Job: Quote all entries exactly, leaving pictures aside.

──────── Provided records ────────

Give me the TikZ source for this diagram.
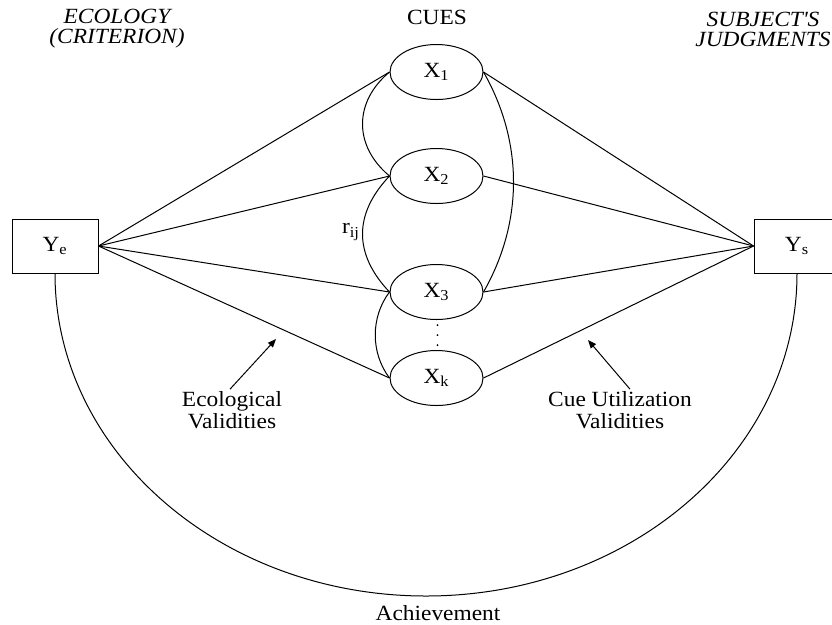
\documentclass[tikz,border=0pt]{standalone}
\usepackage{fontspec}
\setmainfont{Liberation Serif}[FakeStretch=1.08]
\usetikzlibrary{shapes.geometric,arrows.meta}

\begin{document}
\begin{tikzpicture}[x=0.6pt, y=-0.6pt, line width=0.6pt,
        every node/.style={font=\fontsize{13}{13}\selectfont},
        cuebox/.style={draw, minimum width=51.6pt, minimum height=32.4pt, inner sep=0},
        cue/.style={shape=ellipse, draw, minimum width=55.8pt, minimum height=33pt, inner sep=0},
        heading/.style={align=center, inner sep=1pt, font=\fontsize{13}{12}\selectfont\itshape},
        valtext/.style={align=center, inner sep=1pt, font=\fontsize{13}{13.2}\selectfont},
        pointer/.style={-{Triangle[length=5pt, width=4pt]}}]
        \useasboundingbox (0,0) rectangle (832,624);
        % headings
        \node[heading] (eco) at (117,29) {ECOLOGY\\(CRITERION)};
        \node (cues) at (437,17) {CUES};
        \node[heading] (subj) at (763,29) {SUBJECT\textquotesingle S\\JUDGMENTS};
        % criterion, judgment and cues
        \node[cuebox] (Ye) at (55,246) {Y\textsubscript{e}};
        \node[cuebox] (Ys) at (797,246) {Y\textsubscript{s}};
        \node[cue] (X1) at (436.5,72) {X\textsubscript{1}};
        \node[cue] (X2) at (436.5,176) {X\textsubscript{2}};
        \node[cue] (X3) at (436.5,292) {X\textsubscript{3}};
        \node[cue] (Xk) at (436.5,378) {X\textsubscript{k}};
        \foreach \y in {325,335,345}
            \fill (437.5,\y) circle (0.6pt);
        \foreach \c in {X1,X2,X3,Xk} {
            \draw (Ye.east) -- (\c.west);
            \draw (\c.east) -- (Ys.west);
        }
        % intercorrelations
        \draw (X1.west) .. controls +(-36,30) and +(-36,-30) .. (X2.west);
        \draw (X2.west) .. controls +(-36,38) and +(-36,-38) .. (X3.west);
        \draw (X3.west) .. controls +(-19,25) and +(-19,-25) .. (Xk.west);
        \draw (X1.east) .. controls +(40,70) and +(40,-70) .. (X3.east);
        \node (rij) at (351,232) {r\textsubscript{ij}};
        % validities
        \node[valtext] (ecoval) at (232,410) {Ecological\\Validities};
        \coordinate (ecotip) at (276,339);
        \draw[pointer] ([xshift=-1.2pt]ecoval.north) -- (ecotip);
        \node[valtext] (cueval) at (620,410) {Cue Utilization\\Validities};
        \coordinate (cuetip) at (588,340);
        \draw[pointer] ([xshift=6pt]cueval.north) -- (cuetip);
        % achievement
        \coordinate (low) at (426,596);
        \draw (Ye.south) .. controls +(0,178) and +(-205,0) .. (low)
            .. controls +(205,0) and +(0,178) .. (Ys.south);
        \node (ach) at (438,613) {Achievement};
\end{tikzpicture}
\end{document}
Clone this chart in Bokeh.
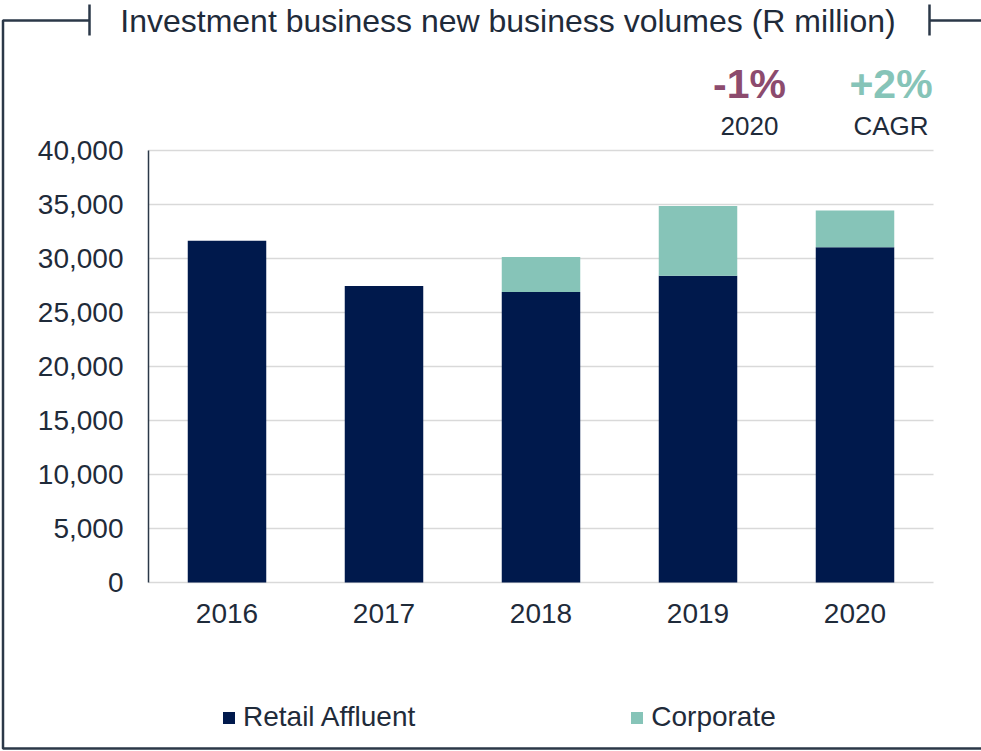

────────

Task output:
Give me the TikZ source for this diagram.
\documentclass[tikz,border=0pt]{standalone}
\usepackage{fontspec}
\setmainfont{Liberation Serif}[FakeStretch=1.08]
\usetikzlibrary{shapes.geometric,arrows.meta}

\begin{document}
\begin{tikzpicture}[x=0.6pt, y=-0.6pt, line width=0.6pt,
        every node/.style={font=\fontsize{13}{13}\selectfont},
        cuebox/.style={draw, minimum width=51.6pt, minimum height=32.4pt, inner sep=0},
        cue/.style={shape=ellipse, draw, minimum width=55.8pt, minimum height=33pt, inner sep=0},
        heading/.style={align=center, inner sep=1pt, font=\fontsize{13}{12}\selectfont\itshape},
        valtext/.style={align=center, inner sep=1pt, font=\fontsize{13}{13.2}\selectfont},
        pointer/.style={-{Triangle[length=5pt, width=4pt]}}]
        \useasboundingbox (0,0) rectangle (832,624);
        % headings
        \node[heading] (eco) at (117,29) {ECOLOGY\\(CRITERION)};
        \node (cues) at (437,17) {CUES};
        \node[heading] (subj) at (763,29) {SUBJECT\textquotesingle S\\JUDGMENTS};
        % criterion, judgment and cues
        \node[cuebox] (Ye) at (55,246) {Y\textsubscript{e}};
        \node[cuebox] (Ys) at (797,246) {Y\textsubscript{s}};
        \node[cue] (X1) at (436.5,72) {X\textsubscript{1}};
        \node[cue] (X2) at (436.5,176) {X\textsubscript{2}};
        \node[cue] (X3) at (436.5,292) {X\textsubscript{3}};
        \node[cue] (Xk) at (436.5,378) {X\textsubscript{k}};
        \foreach \y in {325,335,345}
            \fill (437.5,\y) circle (0.6pt);
        \foreach \c in {X1,X2,X3,Xk} {
            \draw (Ye.east) -- (\c.west);
            \draw (\c.east) -- (Ys.west);
        }
        % intercorrelations
        \draw (X1.west) .. controls +(-36,30) and +(-36,-30) .. (X2.west);
        \draw (X2.west) .. controls +(-36,38) and +(-36,-38) .. (X3.west);
        \draw (X3.west) .. controls +(-19,25) and +(-19,-25) .. (Xk.west);
        \draw (X1.east) .. controls +(40,70) and +(40,-70) .. (X3.east);
        \node (rij) at (351,232) {r\textsubscript{ij}};
        % validities
        \node[valtext] (ecoval) at (232,410) {Ecological\\Validities};
        \coordinate (ecotip) at (276,339);
        \draw[pointer] ([xshift=-1.2pt]ecoval.north) -- (ecotip);
        \node[valtext] (cueval) at (620,410) {Cue Utilization\\Validities};
        \coordinate (cuetip) at (588,340);
        \draw[pointer] ([xshift=6pt]cueval.north) -- (cuetip);
        % achievement
        \coordinate (low) at (426,596);
        \draw (Ye.south) .. controls +(0,178) and +(-205,0) .. (low)
            .. controls +(205,0) and +(0,178) .. (Ys.south);
        \node (ach) at (438,613) {Achievement};
\end{tikzpicture}
\end{document}
Clone this chart in Bokeh.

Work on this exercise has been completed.